POPULISMO Y MARCO CONSTITUCIONAL
Sin florituras, ni alardes ni altanerías, estamos consiguiendo poco a poco sortear una de las más profundas depresiones económicas que hemos padecido en nuestra historia reciente. La madurez y la reciedumbre colectivas están siendo las fórmulas de este éxito, que sorprende una vez más al mundo, como en su día lo fueron los grandes descubrimientos protagonizados por nuestros ilustres antepasados o lo son ahora los triunfos de nuestros deportistas de élite.
En la intimidad del hogar, con discreción, nos hemos ajustado los cinturones, o hemos ayudado al familiar o conocido que las está pasando canutas. La inmensa mayoría estamos atravesando la tormenta aguardando a que escampe, con la esperanza puesta en los nuevos tiempos y sacando enseñanzas de lo vivido. Todos, en mayor o menor medida, hemos criticado, matizado o censurado esta o aquella decisión del Gobierno, pero la hemos acatado por dura que pudiera resultar para nuestros bolsillos. Creo que a eso se le llama ahora resiliencia o algo así. La solidaridad ha servido y sirve aún como útil resorte social, y en este aspecto la Iglesia católica está desarrollando un extraordinario papel digno de subrayarse en tiempos tan complicados.
Este comportamiento maduro contrasta, sin embargo, con quienes intentan aprovechar la coyuntura para llevarnos al pozo a lomos de ideologías populistas y demagógicas que el tiempo se ha encargado de desvelar como ineficientes, injustas y, en no pocos casos, sanguinarias allí donde han tenido la desgracia de aplicarse. Estas corrientes adolescentes no nos hablan de soluciones, hic et nunc, a los graves retos que tenemos por delante en una situación tan compleja y cambiante como la actual, sino de lugares comunes trufados de un imaginario naíf y bucólico, en el que la estética capilar cobra cada vez más neto protagonismo.
De lo que se ocupan en el fondo las insensatas propuestas de estos nuevos gurúes es de provocar un vuelco radical del sistema constitucional, algo de difícil encaje con el régimen que nos ha permitido disfrutar de los mayores años de prosperidad en nuestra historia contemporánea.
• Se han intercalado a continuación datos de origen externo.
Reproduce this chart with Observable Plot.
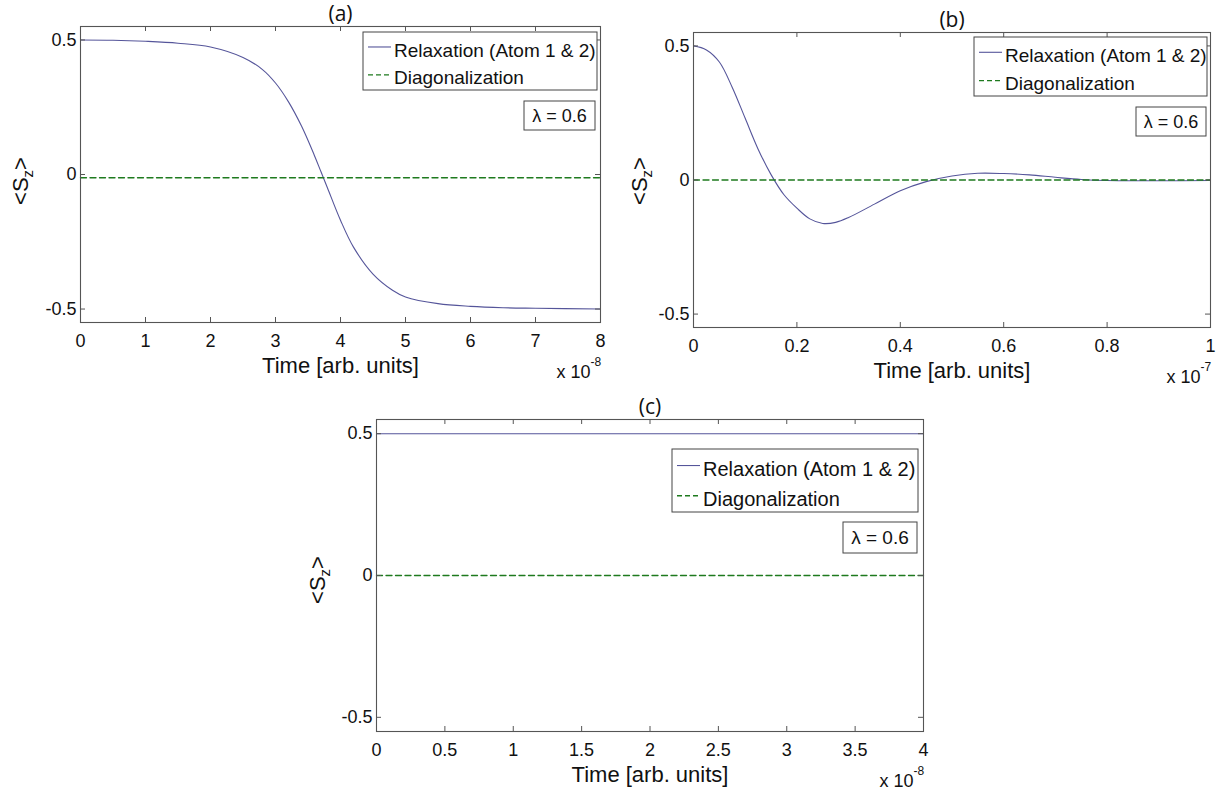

Como dejó sentado la Sentencia Constitucional 48/2003, sobre la vigente ley de partidos, el sometimiento de todas las formaciones políticas a los principios democráticos no puede limitarse, en nuestro ordenamiento, al respeto meramente formal o aparente del orden que se desprende del entramado institucional y normativo de la Constitución, sino de la adhesión a su principal derivada: la estricta observancia de un sistema de poderes, derechos y equilibrios sobre el que toma cuerpo una variable del modelo democrático que es la que propiamente la Constitución asume al constituir a España en un Estado social y democrático de Derecho.
En esta misma decisión, salida de la impecable pluma del llorado maestro don Manuel Jiménez de Parga, se recordaba también que el artículo 6 de nuestra Carta Magna contiene una configuración constitucional de los partidos según la cual, para merecer la condición de tal, ha de poder ser expresión del pluralismo político y, por lo tanto, no es constitucionalmente rechazable que un partido que con su actuación ataca al pluralismo, poniendo en peligro total o parcialmente la subsistencia del orden democrático, incurra en causa de disolución. Algo que no es sino la traslación a España de la doctrina del Tribunal Europeo de Derechos Humanos, que considera conforme a derecho ilegalizar formaciones cuando se ponga en peligro por una determinada opción el pluralismo de las ideas y los partidos, inherente a la democracia, y del resto del sistema constitucional básico, pretendiendo, desde el sistema, acabar con él al imponer otro modelo diferente (así, STEDH, de 31 de julio de 2001, caso Refah Partisi -Partido de la Prosperidad- contra Turquía, como muestra).
Como se puede advertir, en la contienda política no todo vale. Y, al igual que sucede en otras naciones europeas con sólido régimen constitucional, los partidos deben proponer ideas y programas a partir de la aceptación de las libertades y los derechos, económicos y sociales, que vienen determinados por los principios constitucionales, interpretados por los tribunales encargados de su recta aplicación.
No hacerlo así es arriesgarse a quedarse fuera de la ley, además de estarlo de la razón y de la más elemental prudencia.